Here is a fine video by Hywel Morgan which shows his take on putting together a fly line, leader and braided loop.
As mentioned earlier, when installing a line onto a reel the temptation is to let the line slip off the original spool as you would a reel of thread. This will put twists in the line and cause it to kink. To avoid this ensure that the spool the line is coming from is set up to spin on a spindle - a pencil or similar will do - and allow the line to unwind rather than slip off the edge. This is easier to achieve with the help of a friend holding the spool for you. While the line winder solves this problem, you'll only use it once or twice a year so decide for yourself if it's worth the outlay. Many fishing tackle shops will install the line for you if you ask nicely. Other shops may make a small charge for this service. The right way to install your line is so that you wind forward to retrieve it. This puts the line at the lower edge of the reel in use, giving it plenty of room to move up to the stripping ring without slapping against the rod.
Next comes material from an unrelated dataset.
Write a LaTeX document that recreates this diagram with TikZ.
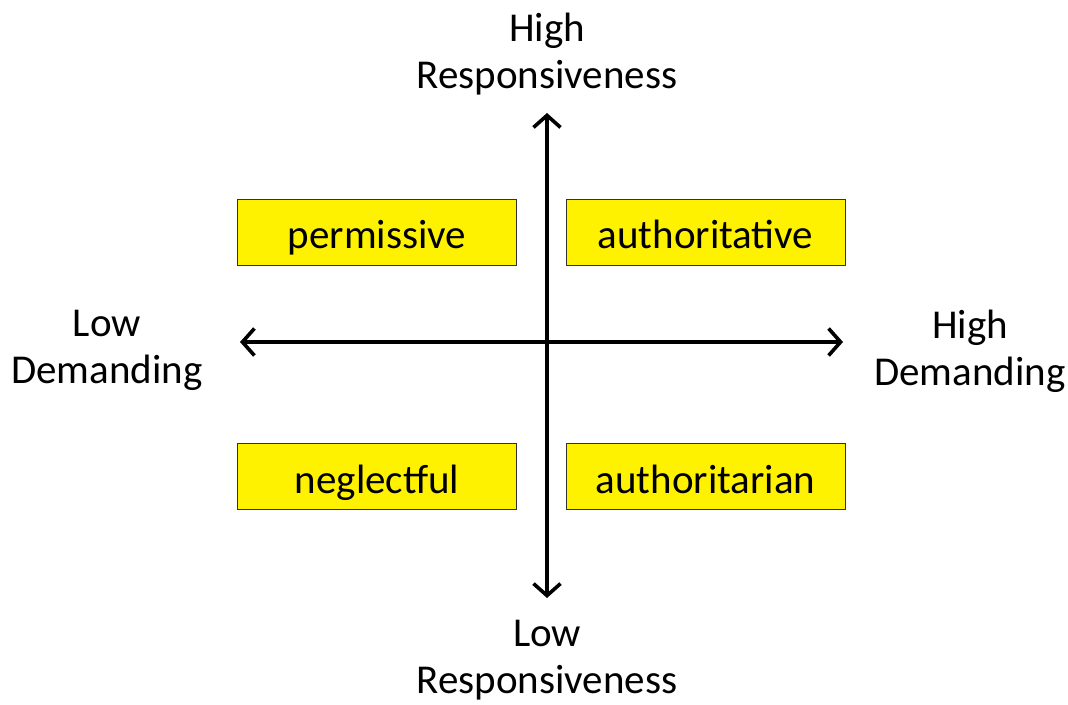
\documentclass[tikz,border=0pt]{standalone}
\usepackage{fontspec}
\setmainfont{Carlito}
\usetikzlibrary{arrows.meta}

\begin{document}
\begin{tikzpicture}[x=1pt,y=-1pt,
  quadrant/.style={draw=black!80,line width=0.8pt,fill=yellow,minimum width=279pt,minimum height=66pt,inner sep=0pt,text height=42pt,text depth=9pt},
  label/.style={align=center,anchor=base,inner sep=0pt},
  axis/.style={line width=3.2pt,{Straight Barb[length=12pt,width=27pt,line width=3.6pt]}-{Straight Barb[length=12pt,width=27pt,line width=3.6pt]}}]
  \useasboundingbox (0,0) rectangle (1068,704);
  \fontsize{41}{47}\selectfont
  \coordinate(top) at (547,113);
  \coordinate(bottom) at (547,598);
  \coordinate(left) at (240,342);
  \coordinate(right) at (843,342);
  \node[quadrant](permissive) at (377,232){permissive};
  \node[quadrant](authoritative) at (705.5,232){authoritative};
  \node[quadrant](neglectful) at (377,476.5){neglectful};
  \node[quadrant](authoritarian) at (705.5,476.5){authoritarian};
  \node[label](highresp) at (547,88){High\\Responsiveness};
  \node[label](lowresp) at (547,693){Low\\Responsiveness};
  \node[label](lowdem) at (107,383){Low\\Demanding};
  \node[label](highdem) at (970,385){High\\Demanding};
  \draw[axis] (top)--(bottom);
  \draw[axis] (left)--(right);
\end{tikzpicture}
\end{document}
All reels deserve regular care and maintenance. Make sure they are clean and dry at the end of the day's fishing. While some have enclosed gear systems that are self lubricating, most will appreciate the odd spot of light oil to keep things moving freely. But take care to avoid spilling any oil onto the clutch mechanism - or it will let you down when you most need it!
With use, lines will always tend to twist. This can be caused by some flies which may spin as they are retrieved. You will notice this twisting when you lift a fly off the water and see it spin as it untwists the last few feet of leader. If this problem is not addressed, over time it will cause the leader and line to weaken and the twisting may become permanent, interfering with the casting qualities of the line. To solve this problem, when out in a boat and where it is safe to do so, let your line and backing slowly pay out as you motor or row the boat at medium speed. No fly should be attached to the leader. It shouldn't be necessary for me to tell you to avoid getting the line wrapped round the boat's propeller!